We didn't try them, but it seems that TransTools for Visio and AutoCAD work like a stripped down version of the Excel add-in, extracting text from the document, then allowing you to merge it back - with any translations or modifications - later.
Version 3.8 changes (full history):
•TransTools for Word: ◦Added a new option to Unbreaker called “Let me join more paragraphs if they look like separate paragraphs”. When this option is used, Unbreaker is less strict when it decides whether a particular paragraph or line break should be included in the list of uncertain breaks to remove. Normally, you should use this option in documents converted from PDFs in order to discover additional breaks which need to be removed.
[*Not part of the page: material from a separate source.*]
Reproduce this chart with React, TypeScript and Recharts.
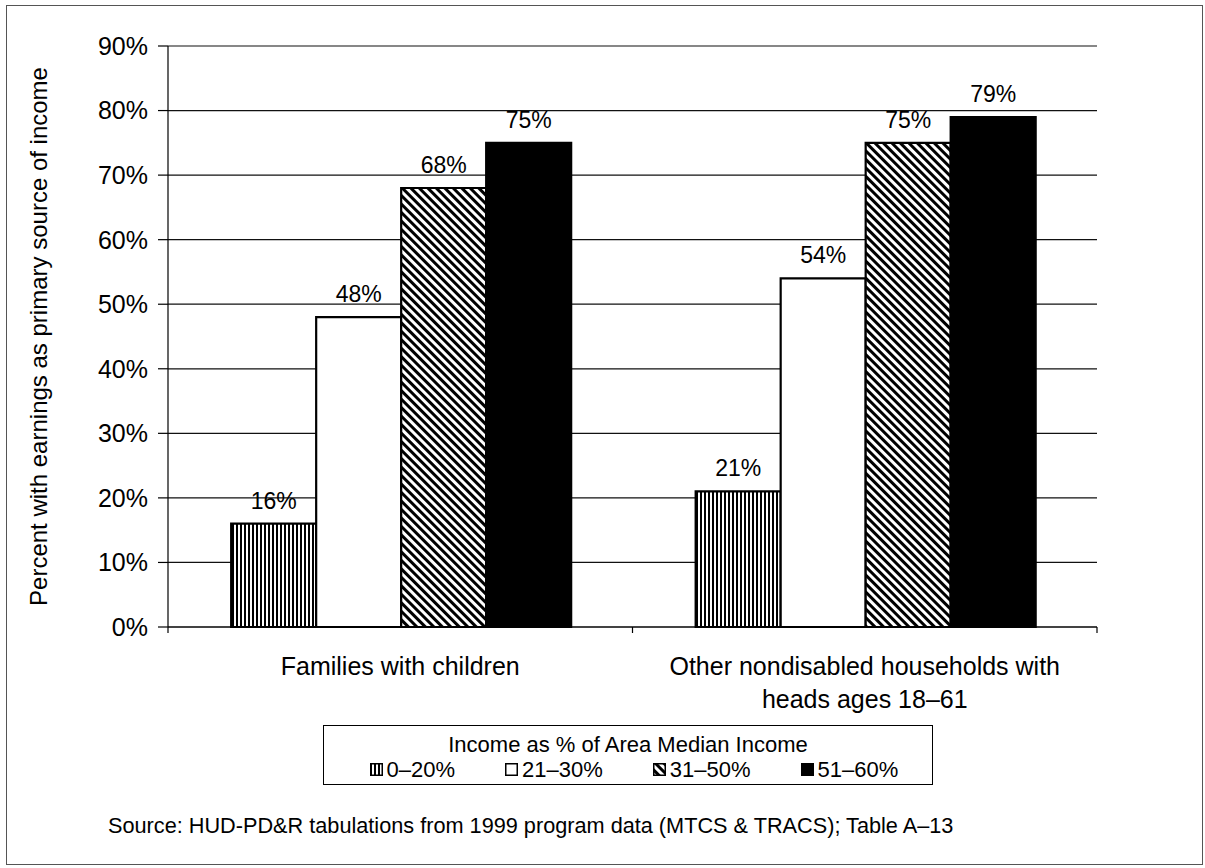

◦Added a new feature in Quotation Magic: you can now replace curly (directional) quotation marks with straight quotation marks (" and ') or use straight apostrophe ('). This can be useful if you prepare a document for the CAT tool in order to get better TM leverage.
◦Added new options in Find & Remove Excessive Spaces: you can now remove spaces before and after certain punctuation, e.g., remove an erroneous space before final punctuation (?!.) or after a parenthesis.
◦Added a new feature in Tag Cleaner (Document Cleaner) – if Thick Underline formatting is applied to bold text (which may occur with some PDF conversion tools), Tag Cleaner automatically changes it to Single Underline formatting to avoid unnecessary tags in your CAT tool.